Letter: Glenwood water move applauded
”Surf Colorado” has been the mantra of river runners since the early 1990s. Though we’re 1,000 miles from the nearest ocean, Colorado’s rivers provide a terrific chance to ride the waves on rafts, kayaks and paddleboards, with spectacular mountain backdrops. Thanks to a number of cities in Colorado, surfing Colorado is here to stay.
2015 turned into a banner year for floating/riding/surfing Colorado’s rivers and streams. After a worryingly dry winter, April, May and June were — in most places — way above average with rain and snow, making for big spring runoff. It’s been a good year for local river communities, too. These towns have been reaping the financial rewards of boaters visiting town, buying food and gear, and staying in local lodging.

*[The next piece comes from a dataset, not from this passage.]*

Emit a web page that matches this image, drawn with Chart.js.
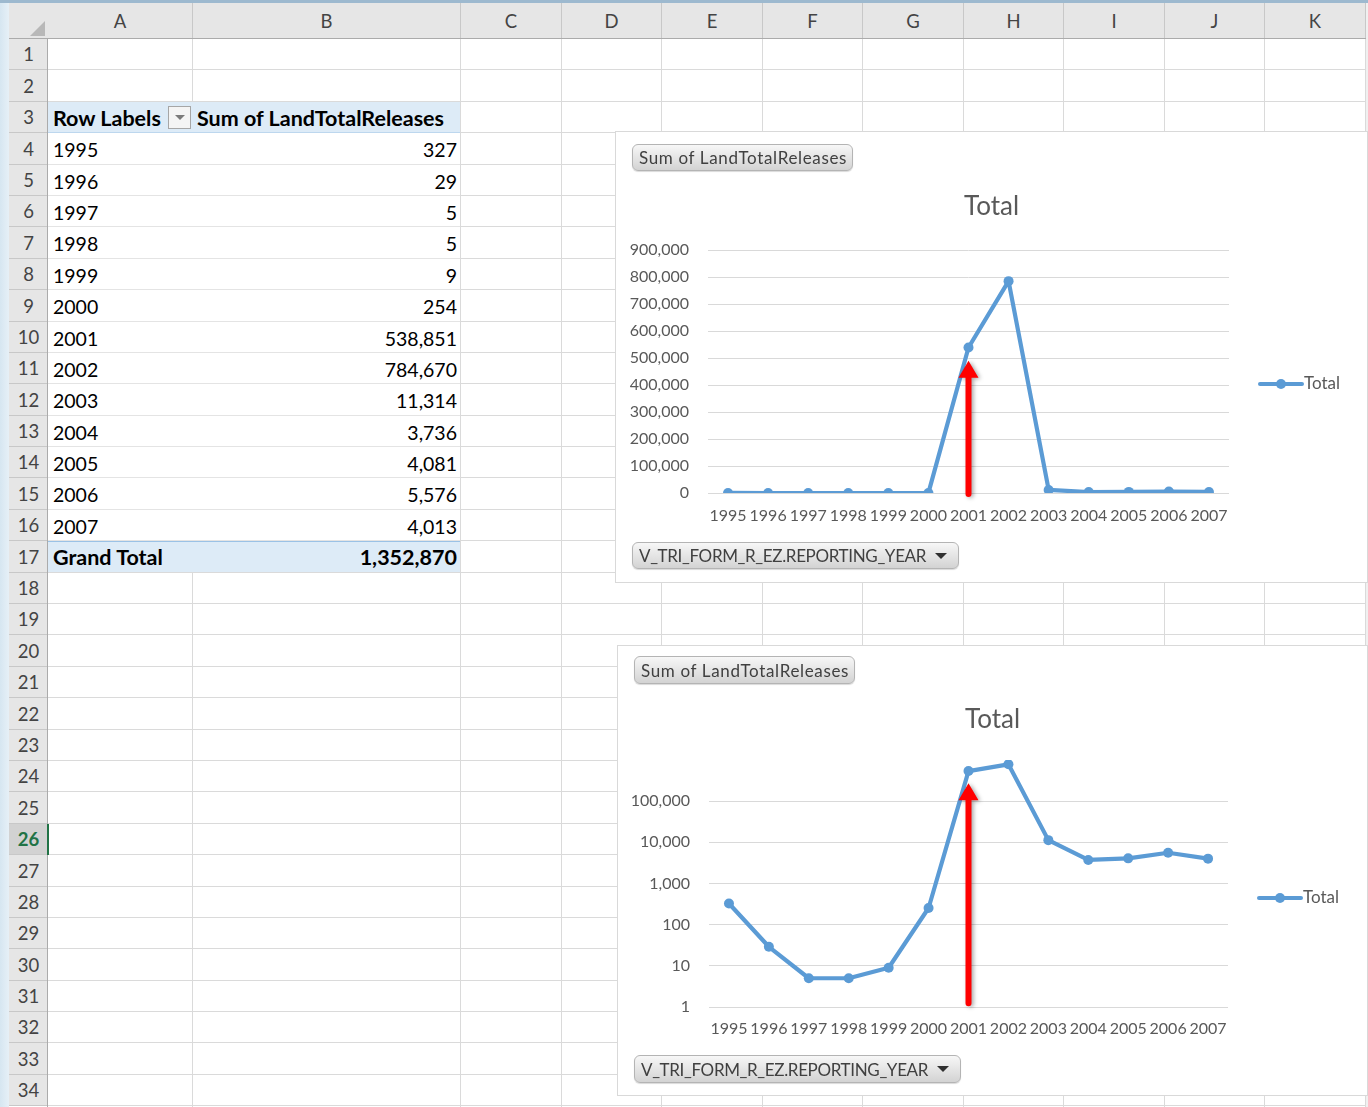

Many cities realize they can’t take these flows for granted. They realize there is a need to protect rivers for the many benefits they provide. On just the Western Slope of Colorado, river-related recreation contributes $9 billion each year to local economies and provides 80,000 jobs.
More than 20 wise local governments have secured water rights to protect the future of local boating. For example, Durango is protecting the Animas River, Steamboat Springs has water rights for the Yampa, and the Upper Gunnison River Water Conservancy District protects, not surprisingly, the Gunnison River. Now there is also a water rights application working its way through the Colorado Water Conservation Board administrative proceedings to protect flows on the Colorado River, right in Glenwood Springs.
We want to applaud Glenwood Springs for seizing the day — to protect flows for this vibrant part of the local recreation economy, including annual river festivals. The Colorado River as it runs through Glenwood Canyon is one of the most memorable places anywhere, and 60,000 rafters each year get to experience this rich Colorado experience. I’m glad we’re protecting it for the future.